- Do this: Would you return the run of lines that starts at the one with "Generate a Python" and ends at the one with "import plotly.graph_objects as go", ends included, exactly as written and without the images?

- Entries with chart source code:
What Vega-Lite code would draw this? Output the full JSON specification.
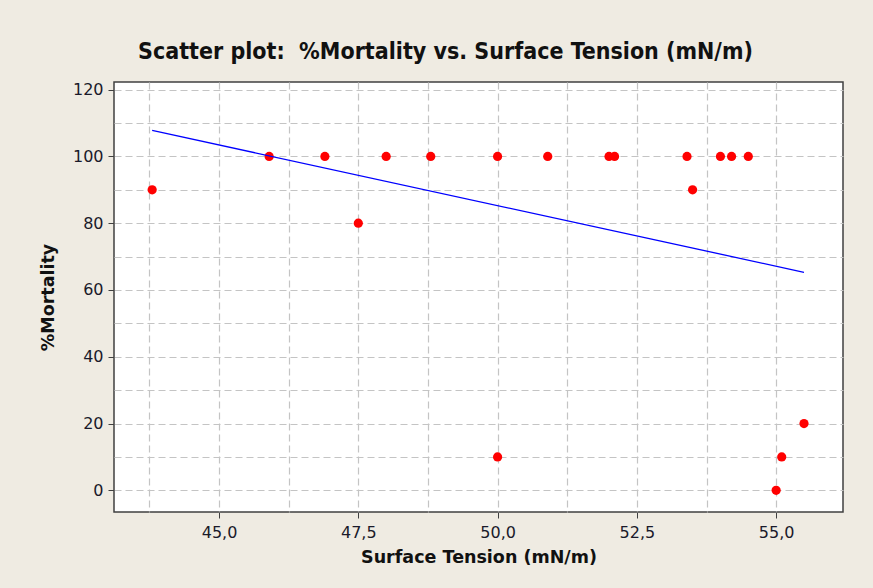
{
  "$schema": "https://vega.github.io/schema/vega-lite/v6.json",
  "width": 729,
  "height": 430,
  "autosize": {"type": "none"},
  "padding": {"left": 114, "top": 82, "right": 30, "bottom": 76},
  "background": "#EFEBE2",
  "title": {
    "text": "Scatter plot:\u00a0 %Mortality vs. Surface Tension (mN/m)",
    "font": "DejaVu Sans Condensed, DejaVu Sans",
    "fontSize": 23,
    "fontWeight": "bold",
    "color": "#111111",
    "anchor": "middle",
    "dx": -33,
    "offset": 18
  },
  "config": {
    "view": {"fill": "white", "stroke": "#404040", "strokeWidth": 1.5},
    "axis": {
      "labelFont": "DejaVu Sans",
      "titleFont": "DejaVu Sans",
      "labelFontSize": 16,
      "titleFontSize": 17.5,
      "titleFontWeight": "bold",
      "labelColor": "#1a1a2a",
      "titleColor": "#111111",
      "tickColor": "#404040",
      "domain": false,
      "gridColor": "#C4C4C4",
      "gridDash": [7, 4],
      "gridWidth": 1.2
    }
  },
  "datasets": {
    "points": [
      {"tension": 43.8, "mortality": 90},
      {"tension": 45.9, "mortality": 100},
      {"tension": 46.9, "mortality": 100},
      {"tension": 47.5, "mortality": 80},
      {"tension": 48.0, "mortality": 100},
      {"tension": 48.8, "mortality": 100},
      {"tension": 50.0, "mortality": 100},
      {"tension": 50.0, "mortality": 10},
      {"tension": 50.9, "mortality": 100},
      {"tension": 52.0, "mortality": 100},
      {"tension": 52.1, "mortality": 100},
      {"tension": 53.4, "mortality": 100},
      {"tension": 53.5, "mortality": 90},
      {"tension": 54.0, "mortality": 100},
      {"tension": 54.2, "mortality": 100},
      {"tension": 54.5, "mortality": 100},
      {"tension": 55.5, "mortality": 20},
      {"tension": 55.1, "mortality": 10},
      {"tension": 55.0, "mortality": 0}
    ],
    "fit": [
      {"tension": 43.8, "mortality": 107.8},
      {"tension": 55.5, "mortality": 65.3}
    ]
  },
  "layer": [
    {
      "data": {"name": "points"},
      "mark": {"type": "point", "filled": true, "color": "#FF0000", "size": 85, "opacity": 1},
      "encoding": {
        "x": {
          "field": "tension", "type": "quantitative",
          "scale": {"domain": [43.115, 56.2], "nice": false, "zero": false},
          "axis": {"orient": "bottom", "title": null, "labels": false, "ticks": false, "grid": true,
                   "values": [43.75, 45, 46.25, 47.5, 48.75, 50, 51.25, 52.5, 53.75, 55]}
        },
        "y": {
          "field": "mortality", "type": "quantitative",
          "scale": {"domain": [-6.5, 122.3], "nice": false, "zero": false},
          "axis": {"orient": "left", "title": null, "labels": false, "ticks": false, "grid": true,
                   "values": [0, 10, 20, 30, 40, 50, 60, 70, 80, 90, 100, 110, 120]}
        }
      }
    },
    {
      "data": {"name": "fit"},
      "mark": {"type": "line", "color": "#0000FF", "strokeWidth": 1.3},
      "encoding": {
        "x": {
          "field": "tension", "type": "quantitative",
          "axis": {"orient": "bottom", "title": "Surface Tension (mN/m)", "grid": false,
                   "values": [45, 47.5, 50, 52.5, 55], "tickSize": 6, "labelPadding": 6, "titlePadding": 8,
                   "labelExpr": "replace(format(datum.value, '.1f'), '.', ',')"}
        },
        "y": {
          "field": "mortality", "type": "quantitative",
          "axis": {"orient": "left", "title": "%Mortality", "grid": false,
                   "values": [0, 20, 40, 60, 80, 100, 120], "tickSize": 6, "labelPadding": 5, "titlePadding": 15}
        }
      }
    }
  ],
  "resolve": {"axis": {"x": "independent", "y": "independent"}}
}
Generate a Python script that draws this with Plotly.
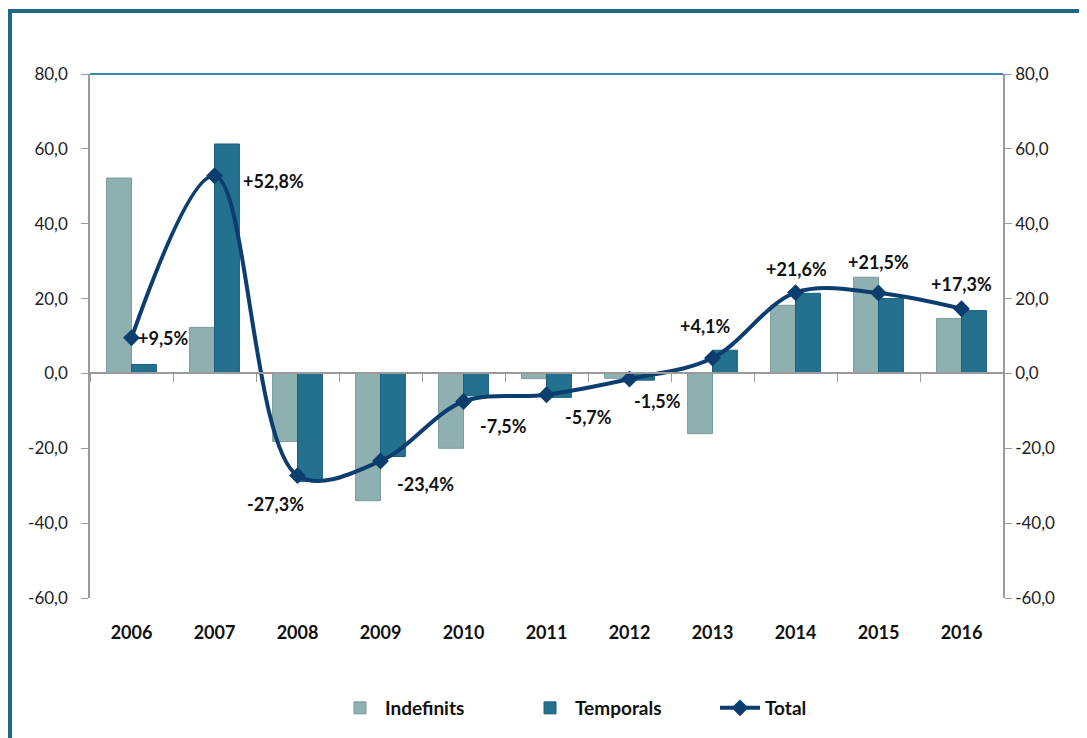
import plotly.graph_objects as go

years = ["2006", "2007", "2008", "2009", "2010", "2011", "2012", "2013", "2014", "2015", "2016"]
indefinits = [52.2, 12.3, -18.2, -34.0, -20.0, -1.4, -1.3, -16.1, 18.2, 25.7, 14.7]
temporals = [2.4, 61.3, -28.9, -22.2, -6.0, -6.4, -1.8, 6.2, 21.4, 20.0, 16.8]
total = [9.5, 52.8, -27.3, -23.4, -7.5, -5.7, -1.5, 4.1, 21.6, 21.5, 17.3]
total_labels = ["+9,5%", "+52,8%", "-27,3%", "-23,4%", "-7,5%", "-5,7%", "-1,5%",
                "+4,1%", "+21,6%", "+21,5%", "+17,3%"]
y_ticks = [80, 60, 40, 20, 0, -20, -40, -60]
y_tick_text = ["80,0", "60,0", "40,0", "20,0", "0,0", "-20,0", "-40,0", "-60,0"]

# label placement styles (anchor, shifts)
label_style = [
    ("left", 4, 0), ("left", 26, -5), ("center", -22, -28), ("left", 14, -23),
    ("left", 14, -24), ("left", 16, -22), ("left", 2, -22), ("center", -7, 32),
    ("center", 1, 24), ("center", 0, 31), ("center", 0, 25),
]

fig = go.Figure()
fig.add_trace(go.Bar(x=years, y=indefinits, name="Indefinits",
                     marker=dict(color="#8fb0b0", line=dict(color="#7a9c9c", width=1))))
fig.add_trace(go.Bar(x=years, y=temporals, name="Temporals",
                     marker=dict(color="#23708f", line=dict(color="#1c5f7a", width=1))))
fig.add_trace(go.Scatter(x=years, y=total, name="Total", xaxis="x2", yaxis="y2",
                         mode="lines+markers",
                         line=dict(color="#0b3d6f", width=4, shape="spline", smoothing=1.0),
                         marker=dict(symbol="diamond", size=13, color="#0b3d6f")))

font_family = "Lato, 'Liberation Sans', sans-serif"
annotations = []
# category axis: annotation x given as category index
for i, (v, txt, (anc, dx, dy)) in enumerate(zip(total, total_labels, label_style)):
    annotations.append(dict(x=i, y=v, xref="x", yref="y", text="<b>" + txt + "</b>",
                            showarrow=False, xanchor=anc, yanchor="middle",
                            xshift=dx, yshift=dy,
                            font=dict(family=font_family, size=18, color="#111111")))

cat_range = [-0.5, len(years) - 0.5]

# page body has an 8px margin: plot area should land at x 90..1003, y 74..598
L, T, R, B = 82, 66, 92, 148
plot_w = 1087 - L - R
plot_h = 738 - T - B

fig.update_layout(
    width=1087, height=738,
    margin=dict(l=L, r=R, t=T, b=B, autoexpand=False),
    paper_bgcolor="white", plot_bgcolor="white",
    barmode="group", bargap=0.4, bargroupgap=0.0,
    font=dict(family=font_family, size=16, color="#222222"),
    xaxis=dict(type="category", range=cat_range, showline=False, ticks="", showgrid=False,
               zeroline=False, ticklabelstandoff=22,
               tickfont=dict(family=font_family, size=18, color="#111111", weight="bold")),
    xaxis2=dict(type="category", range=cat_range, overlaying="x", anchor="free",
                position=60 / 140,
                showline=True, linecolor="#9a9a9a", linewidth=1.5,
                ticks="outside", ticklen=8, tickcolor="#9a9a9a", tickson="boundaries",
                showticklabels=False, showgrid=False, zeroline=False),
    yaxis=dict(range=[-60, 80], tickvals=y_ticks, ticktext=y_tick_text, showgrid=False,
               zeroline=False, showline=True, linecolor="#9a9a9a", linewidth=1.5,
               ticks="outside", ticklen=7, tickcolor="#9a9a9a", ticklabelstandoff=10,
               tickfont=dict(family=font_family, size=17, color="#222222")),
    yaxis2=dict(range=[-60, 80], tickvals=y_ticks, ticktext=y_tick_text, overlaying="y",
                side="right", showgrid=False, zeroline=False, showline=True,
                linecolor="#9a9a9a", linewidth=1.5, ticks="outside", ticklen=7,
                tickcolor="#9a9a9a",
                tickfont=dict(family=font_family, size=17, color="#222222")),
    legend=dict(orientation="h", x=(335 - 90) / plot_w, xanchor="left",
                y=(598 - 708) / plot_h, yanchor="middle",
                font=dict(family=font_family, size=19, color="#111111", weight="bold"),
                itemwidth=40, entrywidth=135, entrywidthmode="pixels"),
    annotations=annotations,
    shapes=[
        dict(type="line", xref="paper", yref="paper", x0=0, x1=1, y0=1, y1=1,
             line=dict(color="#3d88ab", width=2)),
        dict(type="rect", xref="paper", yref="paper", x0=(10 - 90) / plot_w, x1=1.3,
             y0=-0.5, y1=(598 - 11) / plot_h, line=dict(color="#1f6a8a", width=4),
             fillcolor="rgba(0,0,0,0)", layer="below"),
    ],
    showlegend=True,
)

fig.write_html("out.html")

- The response:
Generate a Python script that draws this with Plotly.
import plotly.graph_objects as go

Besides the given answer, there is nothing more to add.